There would be more to it considering how his wife, Jugnu Mohsin, has also left the channel, where she had only just started hostingKhabarnaak. It was an ambitious project and a challenging one, hosting that potentially influential comedy show. I guess we will never know what would have been.

Her departure takes some wind out of the conflict of interest argument. Unless, she is also turning up the heat in her own election campaign. Insiders claim that the lady is vying for a PML(N) ticket in Okara.

It has been an eventful life, Sethi’s. Even if one were not to think of his earlier adventures, like book piracy or adventures in Balochistan, or even the incarceration during Nawaz Sharif’s second tenure, and focus just on his later career, there is plenty to write about. He set up what was, for the time, a very exciting new newspaper. And, though it was thought he could only hold his own in the boutique English press, he has had a pretty decent career as a pundit on Urdu television. At a point when one thought he had gone as high as he could have, he was made the caretaker chief minister of the Punjab. And if one would have thought that that was the twilight of his career, he was given charge of the cricket board.

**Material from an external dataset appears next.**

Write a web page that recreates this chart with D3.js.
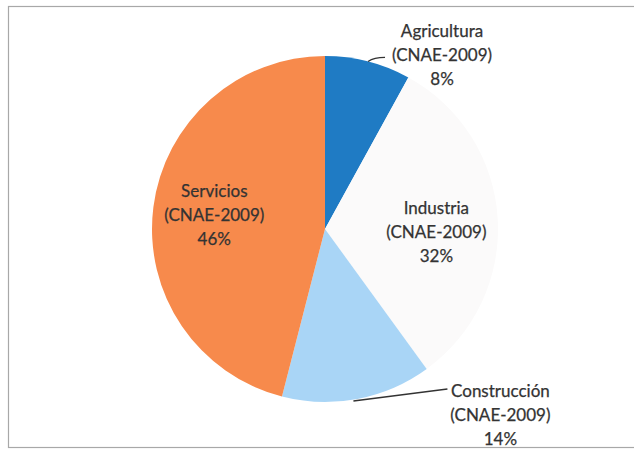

One has learnt not to underestimate the upward trajectory of Sethi’s career – though how can he possibly improve on his already impressive CV? – but it is the PCB that will prove to be his Vietnam. His Russian winter.

For starters, he isn’t doing all too good a job. New talent isn’t being developed. The departure of Misbah-ul-Haq and Younis Khan has left the team nigh rudderless. All that happened on Sethi’s watch. Yes, he is not the chairman anymore, but still calls the shots around there, not just as eminence grise but as chair of the executive committee. And is set to become the chairman again.

Even if he were to really put his shoulder to the task and get the Board’s act together in finding and then grooming new talent, there are some things that are out of his control. Foreign teams won’t play in the country because of the security situation and that is going to be an impediment on the team’s growth, regardless of how well it is developed.

Even if the security situation were to remain somewhat the same, but the misadventures of Pakistan-based superheroes across the Radcliffe were to cease, it would mean a thawing of relations with India and the possibility of Pakistani players being bid on in the where-its-at of modern cricket: the IPL.

But the powers that be, being what they are, won’t change that line of action either.